Abstract

Existing practical recommendation scenarios involve multiple micro-behaviour user–item interactions, such as clicks, page views, add-to-favourites, and purchases, which provide fine-grained and a better in-depth understanding of the user’s preference. Furthermore, some recommendation methods have incorporated item knowledge into the micro-behaviour of user–item interaction. Although some have proved effective, two insights are often neglected. First, they fail to combine micro-behaviour with the relation of the knowledge graph (KG), and the semantic relationship between micro-behaviour and relation is not captured. Second, they do not provide explicit reasoning for micro-behaviour from user–item interaction data. These insights motivated us to propose a novel model of Micro-behaviour with Reinforcement Knowledge-aware Reasoning for Explainable Recommendation (MBKR), which incorporates micro-behaviour and the KG into reinforcement learning for explainable recommendation.
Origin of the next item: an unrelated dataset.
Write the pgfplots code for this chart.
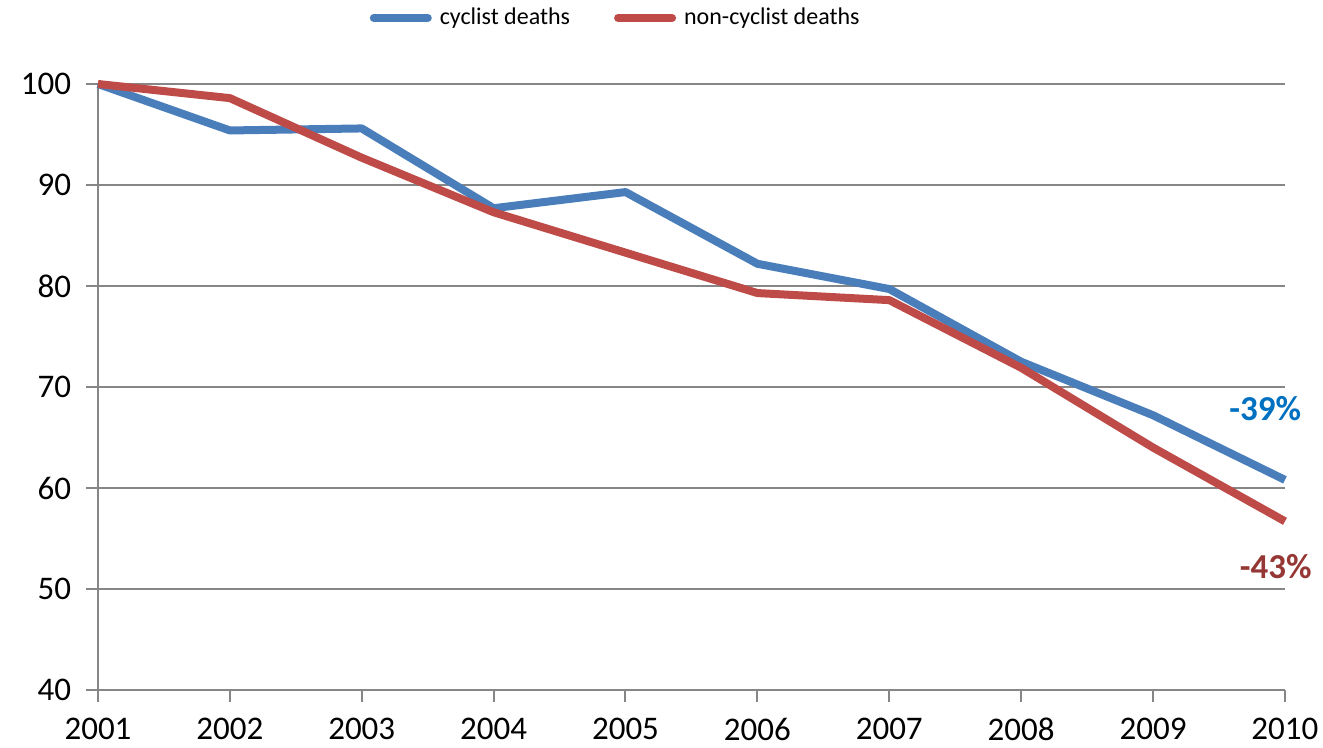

Specifically, the model learns the behaviour by user–item propagation and the relation from the KG and combines the two to calculate the behavioural strength to mine user’s interests. In addition, we designed a Shawo-relational path that combines recommendation and interpretability by providing rational paths; these paths capture the semantics of behaviours and relations. Finally, we extensively evaluated our method on several large-scale benchmark datasets, and the results indicate that the proposed method is more effective in providing recommendations than state-of-the-art methods.